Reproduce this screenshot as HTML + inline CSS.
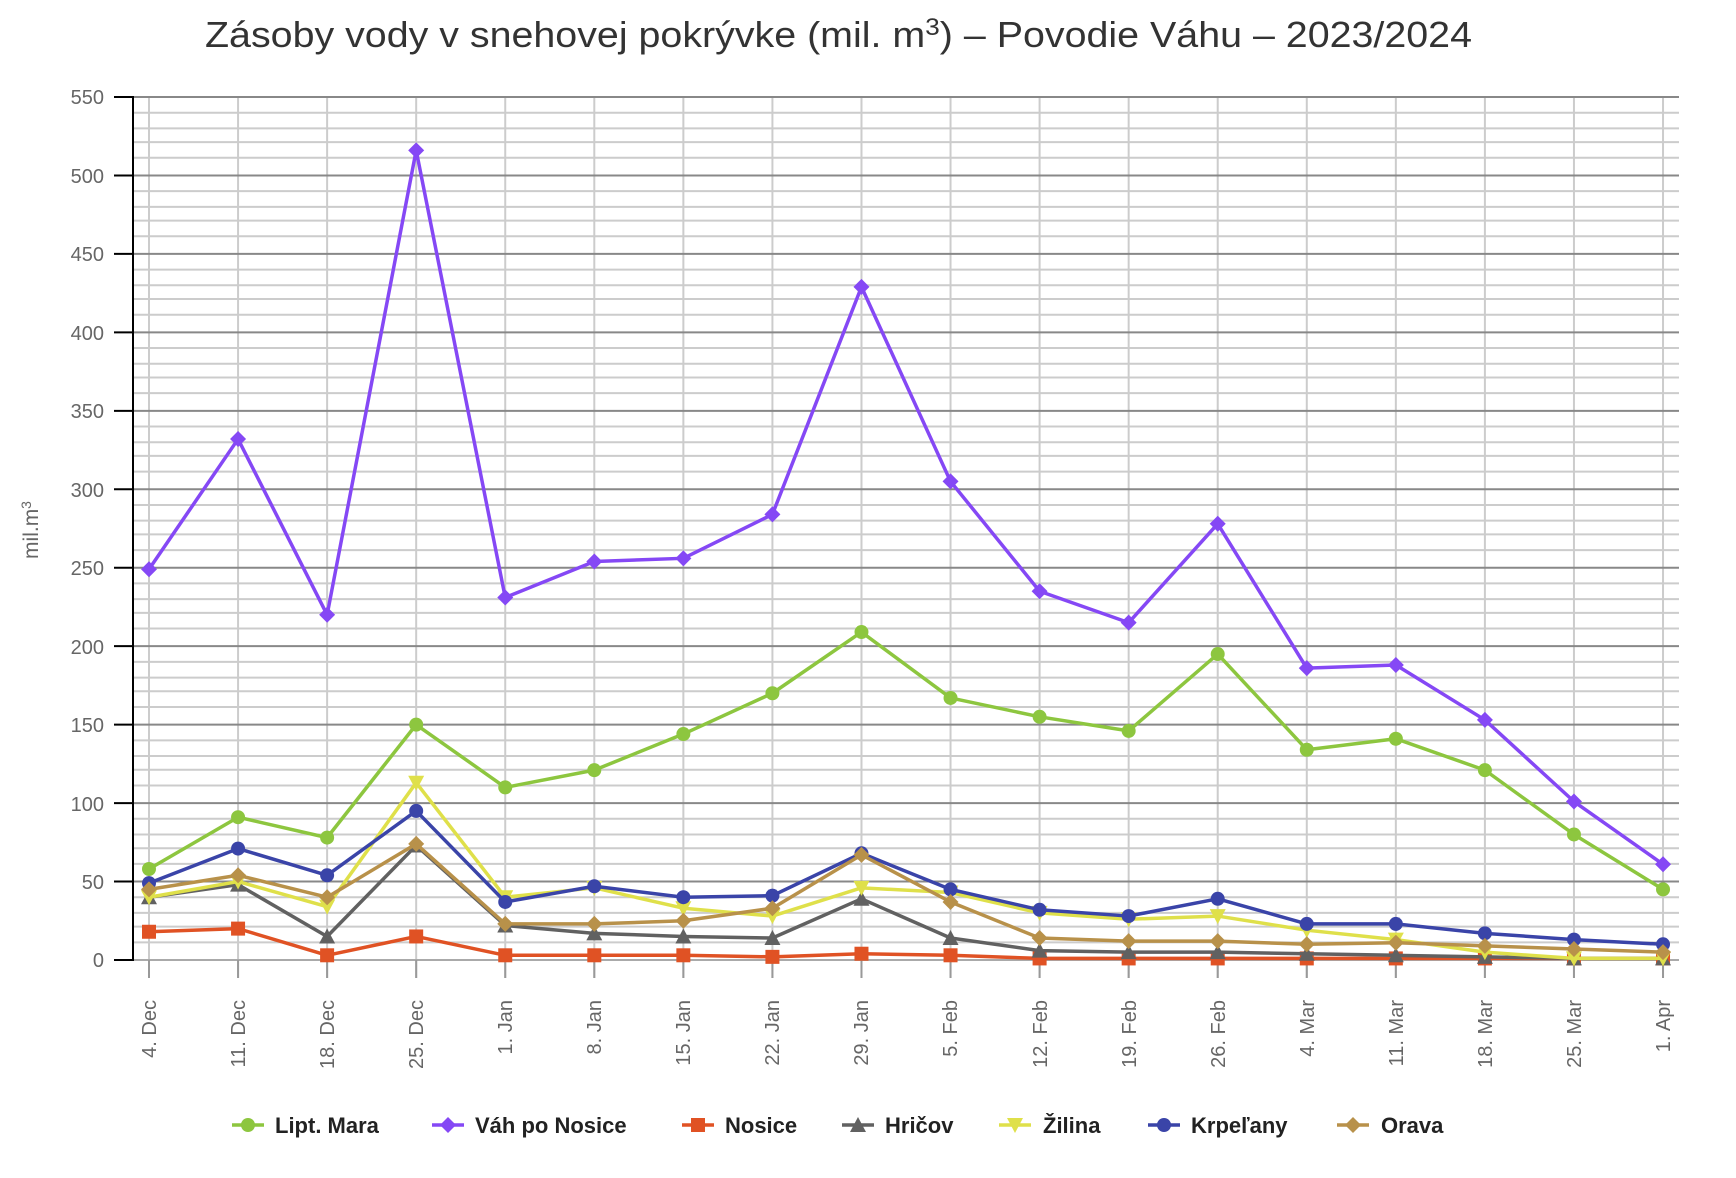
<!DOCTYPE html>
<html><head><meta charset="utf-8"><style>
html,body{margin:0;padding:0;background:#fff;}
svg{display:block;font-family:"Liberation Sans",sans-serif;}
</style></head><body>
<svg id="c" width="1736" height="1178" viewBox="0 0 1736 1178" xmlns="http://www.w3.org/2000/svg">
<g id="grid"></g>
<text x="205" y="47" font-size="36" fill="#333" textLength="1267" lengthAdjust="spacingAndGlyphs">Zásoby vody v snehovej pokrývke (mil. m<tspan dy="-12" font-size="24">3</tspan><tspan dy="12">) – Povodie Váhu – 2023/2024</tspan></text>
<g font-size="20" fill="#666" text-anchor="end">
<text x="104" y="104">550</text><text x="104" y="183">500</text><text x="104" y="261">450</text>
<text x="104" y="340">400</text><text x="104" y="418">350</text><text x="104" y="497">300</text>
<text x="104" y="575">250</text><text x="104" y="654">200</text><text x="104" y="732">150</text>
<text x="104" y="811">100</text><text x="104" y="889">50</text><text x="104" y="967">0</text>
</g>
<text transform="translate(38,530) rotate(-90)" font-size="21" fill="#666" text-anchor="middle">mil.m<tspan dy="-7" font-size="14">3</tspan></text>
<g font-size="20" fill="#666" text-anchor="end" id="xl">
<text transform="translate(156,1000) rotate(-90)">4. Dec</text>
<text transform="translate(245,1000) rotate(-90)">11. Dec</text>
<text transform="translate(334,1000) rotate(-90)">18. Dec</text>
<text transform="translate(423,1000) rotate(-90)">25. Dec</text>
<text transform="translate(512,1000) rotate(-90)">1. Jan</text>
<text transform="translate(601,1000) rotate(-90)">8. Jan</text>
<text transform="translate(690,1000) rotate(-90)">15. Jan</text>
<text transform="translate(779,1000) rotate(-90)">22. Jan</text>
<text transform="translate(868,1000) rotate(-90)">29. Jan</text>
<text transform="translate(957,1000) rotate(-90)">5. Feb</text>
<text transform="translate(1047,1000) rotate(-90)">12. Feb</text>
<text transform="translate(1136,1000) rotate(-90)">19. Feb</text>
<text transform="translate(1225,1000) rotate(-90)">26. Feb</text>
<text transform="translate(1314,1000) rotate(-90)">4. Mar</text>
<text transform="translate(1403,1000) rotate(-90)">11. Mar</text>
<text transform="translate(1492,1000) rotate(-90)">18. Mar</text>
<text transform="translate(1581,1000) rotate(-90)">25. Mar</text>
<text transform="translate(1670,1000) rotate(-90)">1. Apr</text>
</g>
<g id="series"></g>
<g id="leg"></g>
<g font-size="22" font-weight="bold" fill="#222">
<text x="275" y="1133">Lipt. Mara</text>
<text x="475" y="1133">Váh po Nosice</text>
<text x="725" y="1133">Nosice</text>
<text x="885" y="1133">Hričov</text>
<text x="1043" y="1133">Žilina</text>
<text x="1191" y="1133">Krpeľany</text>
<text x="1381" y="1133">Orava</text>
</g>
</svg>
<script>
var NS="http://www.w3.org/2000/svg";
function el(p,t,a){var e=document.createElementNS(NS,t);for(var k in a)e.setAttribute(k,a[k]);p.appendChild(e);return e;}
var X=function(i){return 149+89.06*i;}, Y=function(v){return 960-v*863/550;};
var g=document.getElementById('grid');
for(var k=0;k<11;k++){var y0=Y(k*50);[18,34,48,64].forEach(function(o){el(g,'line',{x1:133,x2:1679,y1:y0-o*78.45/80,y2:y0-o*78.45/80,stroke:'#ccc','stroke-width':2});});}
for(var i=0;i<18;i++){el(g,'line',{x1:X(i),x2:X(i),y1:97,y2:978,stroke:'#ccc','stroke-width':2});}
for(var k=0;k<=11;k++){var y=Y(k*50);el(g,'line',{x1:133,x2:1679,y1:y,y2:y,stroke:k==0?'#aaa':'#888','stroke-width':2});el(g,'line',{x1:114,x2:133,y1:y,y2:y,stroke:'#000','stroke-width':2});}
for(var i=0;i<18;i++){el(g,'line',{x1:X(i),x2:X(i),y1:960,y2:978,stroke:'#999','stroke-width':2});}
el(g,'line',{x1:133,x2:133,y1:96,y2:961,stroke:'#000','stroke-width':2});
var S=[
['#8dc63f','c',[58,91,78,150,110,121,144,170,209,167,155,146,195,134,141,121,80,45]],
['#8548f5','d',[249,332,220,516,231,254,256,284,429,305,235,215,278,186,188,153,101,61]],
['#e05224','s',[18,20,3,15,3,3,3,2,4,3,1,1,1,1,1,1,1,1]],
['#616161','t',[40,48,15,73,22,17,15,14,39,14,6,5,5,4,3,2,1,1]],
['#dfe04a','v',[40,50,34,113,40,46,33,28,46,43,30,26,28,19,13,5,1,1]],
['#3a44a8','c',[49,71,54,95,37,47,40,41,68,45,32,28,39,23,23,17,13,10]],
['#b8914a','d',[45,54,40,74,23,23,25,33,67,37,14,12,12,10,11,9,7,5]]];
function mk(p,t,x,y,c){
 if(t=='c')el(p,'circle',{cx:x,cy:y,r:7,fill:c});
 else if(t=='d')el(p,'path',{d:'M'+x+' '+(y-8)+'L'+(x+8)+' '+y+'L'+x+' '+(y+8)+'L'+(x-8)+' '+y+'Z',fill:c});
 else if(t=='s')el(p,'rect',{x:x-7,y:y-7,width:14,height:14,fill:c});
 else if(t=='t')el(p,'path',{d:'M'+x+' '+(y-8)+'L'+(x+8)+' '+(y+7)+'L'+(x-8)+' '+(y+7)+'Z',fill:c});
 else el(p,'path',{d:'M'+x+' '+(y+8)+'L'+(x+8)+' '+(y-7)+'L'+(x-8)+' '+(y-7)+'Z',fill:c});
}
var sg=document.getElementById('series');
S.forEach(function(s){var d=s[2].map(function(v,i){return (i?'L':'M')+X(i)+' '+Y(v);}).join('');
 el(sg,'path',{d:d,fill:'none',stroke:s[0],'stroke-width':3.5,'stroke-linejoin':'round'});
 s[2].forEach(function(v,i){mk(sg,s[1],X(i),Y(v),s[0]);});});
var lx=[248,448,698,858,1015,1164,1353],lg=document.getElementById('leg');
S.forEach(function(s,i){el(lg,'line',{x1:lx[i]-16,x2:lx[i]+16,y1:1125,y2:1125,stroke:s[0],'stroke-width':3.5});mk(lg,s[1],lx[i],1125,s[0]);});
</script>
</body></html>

WHAT YOU NEED TO DO
Copy every line of the data exactly as written, excluding the pictures.

WRITTEN SOLUTION
Reproduce this screenshot as HTML + inline CSS.
<!DOCTYPE html>
<html><head><meta charset="utf-8"><style>
html,body{margin:0;padding:0;background:#fff;}
svg{display:block;font-family:"Liberation Sans",sans-serif;}
</style></head><body>
<svg id="c" width="1736" height="1178" viewBox="0 0 1736 1178" xmlns="http://www.w3.org/2000/svg">
<g id="grid"></g>
<text x="205" y="47" font-size="36" fill="#333" textLength="1267" lengthAdjust="spacingAndGlyphs">Zásoby vody v snehovej pokrývke (mil. m<tspan dy="-12" font-size="24">3</tspan><tspan dy="12">) – Povodie Váhu – 2023/2024</tspan></text>
<g font-size="20" fill="#666" text-anchor="end">
<text x="104" y="104">550</text><text x="104" y="183">500</text><text x="104" y="261">450</text>
<text x="104" y="340">400</text><text x="104" y="418">350</text><text x="104" y="497">300</text>
<text x="104" y="575">250</text><text x="104" y="654">200</text><text x="104" y="732">150</text>
<text x="104" y="811">100</text><text x="104" y="889">50</text><text x="104" y="967">0</text>
</g>
<text transform="translate(38,530) rotate(-90)" font-size="21" fill="#666" text-anchor="middle">mil.m<tspan dy="-7" font-size="14">3</tspan></text>
<g font-size="20" fill="#666" text-anchor="end" id="xl">
<text transform="translate(156,1000) rotate(-90)">4. Dec</text>
<text transform="translate(245,1000) rotate(-90)">11. Dec</text>
<text transform="translate(334,1000) rotate(-90)">18. Dec</text>
<text transform="translate(423,1000) rotate(-90)">25. Dec</text>
<text transform="translate(512,1000) rotate(-90)">1. Jan</text>
<text transform="translate(601,1000) rotate(-90)">8. Jan</text>
<text transform="translate(690,1000) rotate(-90)">15. Jan</text>
<text transform="translate(779,1000) rotate(-90)">22. Jan</text>
<text transform="translate(868,1000) rotate(-90)">29. Jan</text>
<text transform="translate(957,1000) rotate(-90)">5. Feb</text>
<text transform="translate(1047,1000) rotate(-90)">12. Feb</text>
<text transform="translate(1136,1000) rotate(-90)">19. Feb</text>
<text transform="translate(1225,1000) rotate(-90)">26. Feb</text>
<text transform="translate(1314,1000) rotate(-90)">4. Mar</text>
<text transform="translate(1403,1000) rotate(-90)">11. Mar</text>
<text transform="translate(1492,1000) rotate(-90)">18. Mar</text>
<text transform="translate(1581,1000) rotate(-90)">25. Mar</text>
<text transform="translate(1670,1000) rotate(-90)">1. Apr</text>
</g>
<g id="series"></g>
<g id="leg"></g>
<g font-size="22" font-weight="bold" fill="#222">
<text x="275" y="1133">Lipt. Mara</text>
<text x="475" y="1133">Váh po Nosice</text>
<text x="725" y="1133">Nosice</text>
<text x="885" y="1133">Hričov</text>
<text x="1043" y="1133">Žilina</text>
<text x="1191" y="1133">Krpeľany</text>
<text x="1381" y="1133">Orava</text>
</g>
</svg>
<script>
var NS="http://www.w3.org/2000/svg";
function el(p,t,a){var e=document.createElementNS(NS,t);for(var k in a)e.setAttribute(k,a[k]);p.appendChild(e);return e;}
var X=function(i){return 149+89.06*i;}, Y=function(v){return 960-v*863/550;};
var g=document.getElementById('grid');
for(var k=0;k<11;k++){var y0=Y(k*50);[18,34,48,64].forEach(function(o){el(g,'line',{x1:133,x2:1679,y1:y0-o*78.45/80,y2:y0-o*78.45/80,stroke:'#ccc','stroke-width':2});});}
for(var i=0;i<18;i++){el(g,'line',{x1:X(i),x2:X(i),y1:97,y2:978,stroke:'#ccc','stroke-width':2});}
for(var k=0;k<=11;k++){var y=Y(k*50);el(g,'line',{x1:133,x2:1679,y1:y,y2:y,stroke:k==0?'#aaa':'#888','stroke-width':2});el(g,'line',{x1:114,x2:133,y1:y,y2:y,stroke:'#000','stroke-width':2});}
for(var i=0;i<18;i++){el(g,'line',{x1:X(i),x2:X(i),y1:960,y2:978,stroke:'#999','stroke-width':2});}
el(g,'line',{x1:133,x2:133,y1:96,y2:961,stroke:'#000','stroke-width':2});
var S=[
['#8dc63f','c',[58,91,78,150,110,121,144,170,209,167,155,146,195,134,141,121,80,45]],
['#8548f5','d',[249,332,220,516,231,254,256,284,429,305,235,215,278,186,188,153,101,61]],
['#e05224','s',[18,20,3,15,3,3,3,2,4,3,1,1,1,1,1,1,1,1]],
['#616161','t',[40,48,15,73,22,17,15,14,39,14,6,5,5,4,3,2,1,1]],
['#dfe04a','v',[40,50,34,113,40,46,33,28,46,43,30,26,28,19,13,5,1,1]],
['#3a44a8','c',[49,71,54,95,37,47,40,41,68,45,32,28,39,23,23,17,13,10]],
['#b8914a','d',[45,54,40,74,23,23,25,33,67,37,14,12,12,10,11,9,7,5]]];
function mk(p,t,x,y,c){
 if(t=='c')el(p,'circle',{cx:x,cy:y,r:7,fill:c});
 else if(t=='d')el(p,'path',{d:'M'+x+' '+(y-8)+'L'+(x+8)+' '+y+'L'+x+' '+(y+8)+'L'+(x-8)+' '+y+'Z',fill:c});
 else if(t=='s')el(p,'rect',{x:x-7,y:y-7,width:14,height:14,fill:c});
 else if(t=='t')el(p,'path',{d:'M'+x+' '+(y-8)+'L'+(x+8)+' '+(y+7)+'L'+(x-8)+' '+(y+7)+'Z',fill:c});
 else el(p,'path',{d:'M'+x+' '+(y+8)+'L'+(x+8)+' '+(y-7)+'L'+(x-8)+' '+(y-7)+'Z',fill:c});
}
var sg=document.getElementById('series');
S.forEach(function(s){var d=s[2].map(function(v,i){return (i?'L':'M')+X(i)+' '+Y(v);}).join('');
 el(sg,'path',{d:d,fill:'none',stroke:s[0],'stroke-width':3.5,'stroke-linejoin':'round'});
 s[2].forEach(function(v,i){mk(sg,s[1],X(i),Y(v),s[0]);});});
var lx=[248,448,698,858,1015,1164,1353],lg=document.getElementById('leg');
S.forEach(function(s,i){el(lg,'line',{x1:lx[i]-16,x2:lx[i]+16,y1:1125,y2:1125,stroke:s[0],'stroke-width':3.5});mk(lg,s[1],lx[i],1125,s[0]);});
</script>
</body></html>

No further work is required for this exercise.